Nucleation and dynamics of dislocations in mismatched heterostructures

TL;DR

This study uses computer simulations to explore how dislocations nucleate and move in heterostructures with lattice mismatch, focusing on how mismatch and temperature affect these processes.

Contribution

It introduces an interactive 3D molecular dynamics simulation tool that visualizes dislocation behavior and detects dislocations via potential energy mapping.

Findings

Dislocation nucleation thresholds depend on mismatch and temperature.

The simulation system provides real-time visualization and dislocation tracking.

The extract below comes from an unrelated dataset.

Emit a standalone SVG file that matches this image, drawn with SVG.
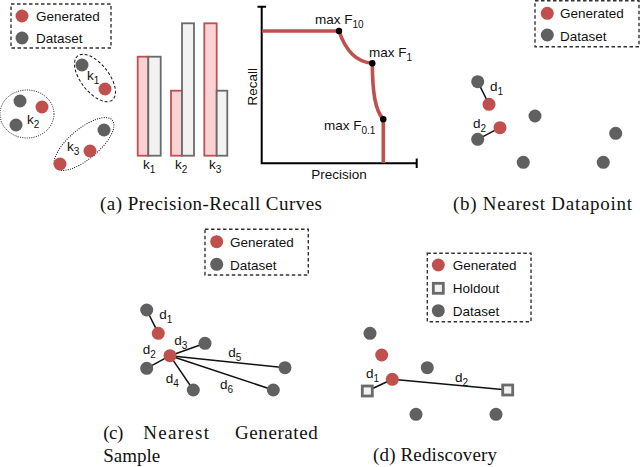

Dislocation dynamics are characterized under various strain conditions.

Abstract

In this paper we have investigated, through computer simulations, dislocation nucleation and dislocation dynamics in a heterostructure system with the lattice-mismatch interface, i.e. a system with internal strain. In particular, we have studied the dependence of the nucleation thresholds on the basic parameters of the crystals, such as the amount of mismatch and the system temperature. These studies have been carried out by using the simulation code with a graphical user interface developed at our laboratory. This on-line simulation system produces a real time interactive visualization of the 3-D Molecular Dynamics model. Furthermore, it detects the presence of dislocations and tracks them by an algorithm based on potential energy mapping.